Not sure where you get your numbers but they are way off. Natural gas is 90% (nothing is 100%). Heat pumps are geothermal masquerading as electric. And the highest number I ever heard for a heat pump was 135% which was under nearly ideal circumstances. In Finland, heat pumps can't make nearly enough heat to handle a winter there so you need something else too or instead of.

Truth is that electricity is great for kinetic energy but terrible at making heat. Most forms of energy can be transformed into another form of energy at about 50%. Electricity is the weird one where its 90% to motion but only 10% to heat. So if you want heat, you want something that makes heat directly. That's why natural gas heating (for building and homes) is usually lower carbon any other method. When you try to switch to electric, it makes things worse because of these inefficiencies. And heat pumps are great when you are in the right environment for them (like say the UK down to say Spain or so). But in Finland, you are going to need more than just some pipes in the ground and a fan.

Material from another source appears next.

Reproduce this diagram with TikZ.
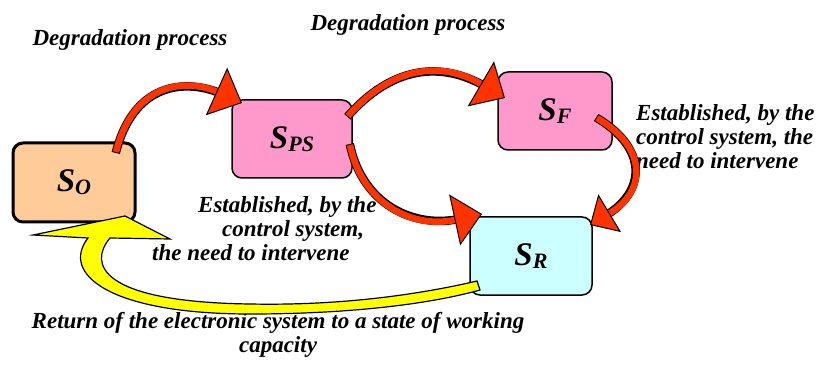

	▲	sehansen a day ago \| parent \| next [-]
		135% is quite low for an air source heat pump. For instance a Samsung HHSM-G600005-1 [0] claims to have been tested to be 485% efficient at heating water to 35°C and 283% efficient at heating water to 55°C, both with 7°C air temperature. For Finland you'd want to find a heat pump with a datasheet specifying SCOP for specifically the EN 14825 Northern Europe climate zone. I couldn't find one with some quick googling, but I found a Swedish site selling a air-to-air heat pump[1] claiming 222% efficiency at -25 °C. 0: The Cop numbers in this product spec: https://www.snhtradecentre.co.uk/wp-content/uploads/2024/02/... 1: https://varmepumpshopen.se/luftvarmepump/panasonic-hz25zke
	▲	grumbelbart2 a day ago \| parent \| prev \| next [-]
		> Heat pumps are geothermal masquerading as electric Air-to-air heat pumps are quite common 1-4 family homes. Even in Nordic countries such as Finland: https://www.sulpu.fi/heat-pump-sales-returned-to-a-growth-pa... > And the highest number I ever heard for a heat pump was 135% [...] Truth is that electricity is great for kinetic energy but terrible at making heat. Most forms of energy can be transformed into another form of energy at about 50%. Electricity is the weird one where its 90% to motion but only 10% to heat. Sorry but absolutely not, that's wrong on several levels. First off, in its most basic form of resistive heating, electric heating is already close to 100%. Heat pumps are even better, and I'll just quote Wikipedia > At a cost of 1 kWh of electricity, they can transfer 1 to 4.5 kWh of thermal energy into a building.
	▲	stavros a day ago \| parent \| prev [-]
		Are you saying that, for a given amount of electricity, you can only convert 10% to heat? I can't even think of a way to make this correct, since all forms of energy end up as 100% heat, the question is just whether the heat ends up in your home or not. So, what do you mean with the 10% metric?